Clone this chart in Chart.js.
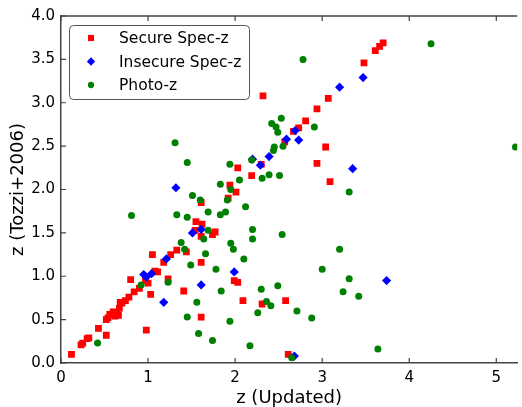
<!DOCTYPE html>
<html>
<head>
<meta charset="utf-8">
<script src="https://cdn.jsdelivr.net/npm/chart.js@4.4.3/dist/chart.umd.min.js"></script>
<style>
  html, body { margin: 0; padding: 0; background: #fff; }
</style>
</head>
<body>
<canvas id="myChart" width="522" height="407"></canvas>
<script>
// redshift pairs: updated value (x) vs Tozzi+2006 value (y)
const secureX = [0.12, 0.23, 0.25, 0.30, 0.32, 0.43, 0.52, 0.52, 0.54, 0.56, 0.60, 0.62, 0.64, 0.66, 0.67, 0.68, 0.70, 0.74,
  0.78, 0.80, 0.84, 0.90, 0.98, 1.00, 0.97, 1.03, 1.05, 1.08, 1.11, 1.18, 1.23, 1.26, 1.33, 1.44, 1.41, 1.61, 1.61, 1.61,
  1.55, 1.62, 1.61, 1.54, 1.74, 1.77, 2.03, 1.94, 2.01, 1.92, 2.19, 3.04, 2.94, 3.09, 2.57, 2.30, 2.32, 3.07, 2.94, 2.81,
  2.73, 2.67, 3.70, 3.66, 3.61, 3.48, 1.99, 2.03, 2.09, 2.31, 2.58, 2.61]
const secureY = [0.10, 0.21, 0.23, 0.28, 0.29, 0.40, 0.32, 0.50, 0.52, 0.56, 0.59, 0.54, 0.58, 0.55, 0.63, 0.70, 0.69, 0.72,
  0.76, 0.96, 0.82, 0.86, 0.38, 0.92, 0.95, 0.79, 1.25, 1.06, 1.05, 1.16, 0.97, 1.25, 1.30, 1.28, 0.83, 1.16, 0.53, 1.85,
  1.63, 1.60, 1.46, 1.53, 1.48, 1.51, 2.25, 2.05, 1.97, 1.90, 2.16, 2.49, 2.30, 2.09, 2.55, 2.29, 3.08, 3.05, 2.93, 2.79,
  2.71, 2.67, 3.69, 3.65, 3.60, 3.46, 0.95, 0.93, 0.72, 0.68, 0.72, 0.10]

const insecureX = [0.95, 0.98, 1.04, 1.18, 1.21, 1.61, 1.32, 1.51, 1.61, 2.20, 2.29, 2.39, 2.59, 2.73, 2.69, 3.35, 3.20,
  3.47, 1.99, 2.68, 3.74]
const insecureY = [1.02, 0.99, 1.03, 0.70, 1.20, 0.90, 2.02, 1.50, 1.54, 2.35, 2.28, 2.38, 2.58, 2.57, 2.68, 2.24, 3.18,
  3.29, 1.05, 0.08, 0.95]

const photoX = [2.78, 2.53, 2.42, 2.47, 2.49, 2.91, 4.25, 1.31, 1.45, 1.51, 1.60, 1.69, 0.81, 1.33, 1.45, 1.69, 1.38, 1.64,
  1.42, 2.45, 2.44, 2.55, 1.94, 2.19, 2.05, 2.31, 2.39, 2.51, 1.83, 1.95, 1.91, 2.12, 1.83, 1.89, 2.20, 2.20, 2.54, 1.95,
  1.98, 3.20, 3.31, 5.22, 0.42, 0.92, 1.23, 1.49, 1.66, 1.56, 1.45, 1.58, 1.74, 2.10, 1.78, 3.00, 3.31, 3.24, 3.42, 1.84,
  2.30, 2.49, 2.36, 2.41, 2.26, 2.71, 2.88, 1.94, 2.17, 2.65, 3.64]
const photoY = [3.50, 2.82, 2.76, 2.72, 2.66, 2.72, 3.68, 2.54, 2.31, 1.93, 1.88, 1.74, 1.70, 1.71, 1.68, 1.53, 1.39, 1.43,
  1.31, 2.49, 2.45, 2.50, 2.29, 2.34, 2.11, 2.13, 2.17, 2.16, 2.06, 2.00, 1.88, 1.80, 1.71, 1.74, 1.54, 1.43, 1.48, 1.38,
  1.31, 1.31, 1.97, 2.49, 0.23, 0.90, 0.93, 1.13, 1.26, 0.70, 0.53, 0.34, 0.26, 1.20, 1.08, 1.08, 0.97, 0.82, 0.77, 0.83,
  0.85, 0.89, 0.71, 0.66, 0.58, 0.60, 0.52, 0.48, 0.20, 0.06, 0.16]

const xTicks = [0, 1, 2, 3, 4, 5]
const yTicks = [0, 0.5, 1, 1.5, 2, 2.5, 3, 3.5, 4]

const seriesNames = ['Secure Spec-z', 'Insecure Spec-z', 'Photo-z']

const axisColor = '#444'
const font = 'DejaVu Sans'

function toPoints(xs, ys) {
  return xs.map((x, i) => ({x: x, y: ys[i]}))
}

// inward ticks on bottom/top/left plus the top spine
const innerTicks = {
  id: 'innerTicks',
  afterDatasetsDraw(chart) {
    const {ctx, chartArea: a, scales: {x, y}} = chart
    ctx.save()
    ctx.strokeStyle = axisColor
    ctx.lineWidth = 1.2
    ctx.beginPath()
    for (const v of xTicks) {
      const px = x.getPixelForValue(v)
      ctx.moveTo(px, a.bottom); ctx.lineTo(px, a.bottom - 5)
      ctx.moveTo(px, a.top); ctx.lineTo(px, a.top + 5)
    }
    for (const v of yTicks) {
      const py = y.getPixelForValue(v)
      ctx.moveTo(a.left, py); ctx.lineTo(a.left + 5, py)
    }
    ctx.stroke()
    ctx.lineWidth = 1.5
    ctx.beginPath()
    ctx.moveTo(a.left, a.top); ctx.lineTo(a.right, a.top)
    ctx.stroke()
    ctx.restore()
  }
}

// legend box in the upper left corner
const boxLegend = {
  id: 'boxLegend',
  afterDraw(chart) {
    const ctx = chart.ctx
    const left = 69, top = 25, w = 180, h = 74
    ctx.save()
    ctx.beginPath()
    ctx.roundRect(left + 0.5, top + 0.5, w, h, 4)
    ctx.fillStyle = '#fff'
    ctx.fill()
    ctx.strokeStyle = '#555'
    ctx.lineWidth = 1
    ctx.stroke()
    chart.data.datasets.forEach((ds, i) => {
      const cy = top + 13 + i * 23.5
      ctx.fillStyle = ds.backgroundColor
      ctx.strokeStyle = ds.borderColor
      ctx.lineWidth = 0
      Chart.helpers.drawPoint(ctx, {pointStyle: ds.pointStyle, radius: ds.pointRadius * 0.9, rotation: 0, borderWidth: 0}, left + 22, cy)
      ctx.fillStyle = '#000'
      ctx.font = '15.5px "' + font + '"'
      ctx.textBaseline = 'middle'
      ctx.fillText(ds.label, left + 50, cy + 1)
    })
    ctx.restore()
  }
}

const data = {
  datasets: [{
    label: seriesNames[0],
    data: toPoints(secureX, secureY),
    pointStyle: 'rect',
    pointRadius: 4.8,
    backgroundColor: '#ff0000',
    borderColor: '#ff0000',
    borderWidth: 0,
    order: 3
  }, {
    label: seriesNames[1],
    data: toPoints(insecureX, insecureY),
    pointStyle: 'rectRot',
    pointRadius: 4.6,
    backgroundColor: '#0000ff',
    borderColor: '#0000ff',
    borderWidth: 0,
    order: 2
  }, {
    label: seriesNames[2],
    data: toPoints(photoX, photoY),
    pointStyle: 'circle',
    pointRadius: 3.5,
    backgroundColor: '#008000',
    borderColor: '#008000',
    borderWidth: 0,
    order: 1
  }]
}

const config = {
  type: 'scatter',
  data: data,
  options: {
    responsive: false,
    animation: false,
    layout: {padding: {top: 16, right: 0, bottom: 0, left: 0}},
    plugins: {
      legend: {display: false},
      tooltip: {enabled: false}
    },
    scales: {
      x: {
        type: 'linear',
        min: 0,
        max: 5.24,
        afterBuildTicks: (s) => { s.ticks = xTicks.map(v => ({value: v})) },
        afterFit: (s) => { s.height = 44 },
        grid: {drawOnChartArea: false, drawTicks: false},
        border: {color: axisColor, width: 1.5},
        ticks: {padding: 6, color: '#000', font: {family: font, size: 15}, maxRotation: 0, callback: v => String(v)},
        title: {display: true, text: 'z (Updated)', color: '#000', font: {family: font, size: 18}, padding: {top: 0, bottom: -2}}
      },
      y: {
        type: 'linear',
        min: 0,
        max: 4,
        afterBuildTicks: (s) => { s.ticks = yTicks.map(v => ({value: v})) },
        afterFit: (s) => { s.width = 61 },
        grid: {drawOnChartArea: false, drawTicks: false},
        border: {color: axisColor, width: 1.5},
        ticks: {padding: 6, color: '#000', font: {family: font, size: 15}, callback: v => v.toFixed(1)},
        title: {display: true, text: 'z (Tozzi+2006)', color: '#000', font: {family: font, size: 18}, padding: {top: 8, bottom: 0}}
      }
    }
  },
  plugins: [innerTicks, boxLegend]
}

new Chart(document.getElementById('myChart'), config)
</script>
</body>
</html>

*WRITTEN EXERCISE*. Quote, please, every line of the material above from its start through the line that has "3.29, 1.05, 0.08, 0.95]", reproducing the words exactly and dropping any images.

*TASK ANSWER*.
Clone this chart in Chart.js.
<!DOCTYPE html>
<html>
<head>
<meta charset="utf-8">
<script src="https://cdn.jsdelivr.net/npm/chart.js@4.4.3/dist/chart.umd.min.js"></script>
<style>
  html, body { margin: 0; padding: 0; background: #fff; }
</style>
</head>
<body>
<canvas id="myChart" width="522" height="407"></canvas>
<script>
// redshift pairs: updated value (x) vs Tozzi+2006 value (y)
const secureX = [0.12, 0.23, 0.25, 0.30, 0.32, 0.43, 0.52, 0.52, 0.54, 0.56, 0.60, 0.62, 0.64, 0.66, 0.67, 0.68, 0.70, 0.74,
  0.78, 0.80, 0.84, 0.90, 0.98, 1.00, 0.97, 1.03, 1.05, 1.08, 1.11, 1.18, 1.23, 1.26, 1.33, 1.44, 1.41, 1.61, 1.61, 1.61,
  1.55, 1.62, 1.61, 1.54, 1.74, 1.77, 2.03, 1.94, 2.01, 1.92, 2.19, 3.04, 2.94, 3.09, 2.57, 2.30, 2.32, 3.07, 2.94, 2.81,
  2.73, 2.67, 3.70, 3.66, 3.61, 3.48, 1.99, 2.03, 2.09, 2.31, 2.58, 2.61]
const secureY = [0.10, 0.21, 0.23, 0.28, 0.29, 0.40, 0.32, 0.50, 0.52, 0.56, 0.59, 0.54, 0.58, 0.55, 0.63, 0.70, 0.69, 0.72,
  0.76, 0.96, 0.82, 0.86, 0.38, 0.92, 0.95, 0.79, 1.25, 1.06, 1.05, 1.16, 0.97, 1.25, 1.30, 1.28, 0.83, 1.16, 0.53, 1.85,
  1.63, 1.60, 1.46, 1.53, 1.48, 1.51, 2.25, 2.05, 1.97, 1.90, 2.16, 2.49, 2.30, 2.09, 2.55, 2.29, 3.08, 3.05, 2.93, 2.79,
  2.71, 2.67, 3.69, 3.65, 3.60, 3.46, 0.95, 0.93, 0.72, 0.68, 0.72, 0.10]

const insecureX = [0.95, 0.98, 1.04, 1.18, 1.21, 1.61, 1.32, 1.51, 1.61, 2.20, 2.29, 2.39, 2.59, 2.73, 2.69, 3.35, 3.20,
  3.47, 1.99, 2.68, 3.74]
const insecureY = [1.02, 0.99, 1.03, 0.70, 1.20, 0.90, 2.02, 1.50, 1.54, 2.35, 2.28, 2.38, 2.58, 2.57, 2.68, 2.24, 3.18,
  3.29, 1.05, 0.08, 0.95]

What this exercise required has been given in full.